If there is financing involved, the appraisal is king. Offers above a listed price are likely to bring extra scrutiny by both the appraiser and the underwriter. That is not to say that it is never possible to pay above the sale price, but you may be faced with some choices.
For example, a home listed for sale at $200,000 is contracted at $210,000. A lender may be skeptical and base any financing on the lower of the listed price or appraised value. The translation here is that the extra $10,000 in this example may need to be additional 'down payment' paid by the buyer and verified as available through asset account statements.
An appraisal that comes in under the sale price [whether or not that price exceeds the list price] may provide an opportunity to re-negoitate with the seller anyway. A short sale, of course, would complicate matters in terms of the length of time needed to formally accept the offer.

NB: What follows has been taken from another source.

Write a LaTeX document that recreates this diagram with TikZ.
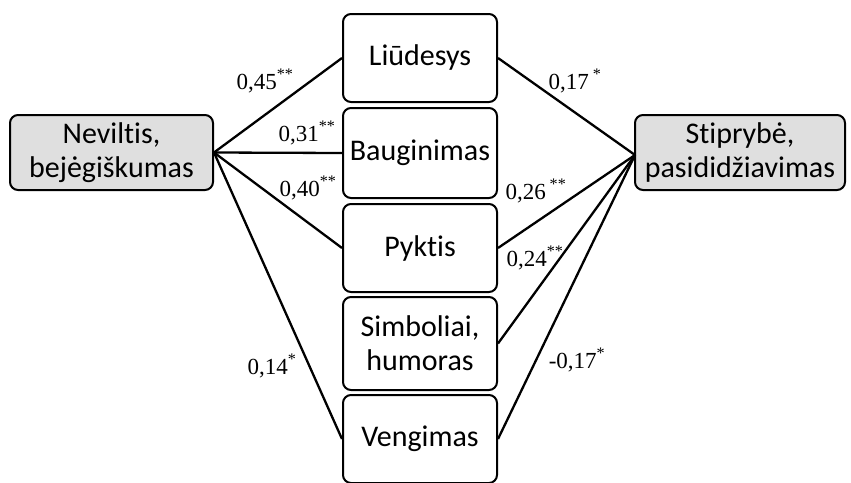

Using a Buyer Agent as your Realtor may be the best course of action here. The agent will work for you and give you the best advice without compromising anything you say. By that I mean, if the Realtor represents the seller [and that is the case UNLESS you have a singed buyer agency agreement], he or she is LEGALLY OBLIGATED to disclose anything to the seller. This includes conversations such as "We will start at this price, but will go as high as that price". In many markets, supply exceeds demand, and it is Economics 101 that prices benefit buyers in those circumstances. But, real estate and mortgage lending are two areas where there are no absolutes. You know what your have the resources to do, and the key is to not exceed your ability to support a home purchase and mortgage amount.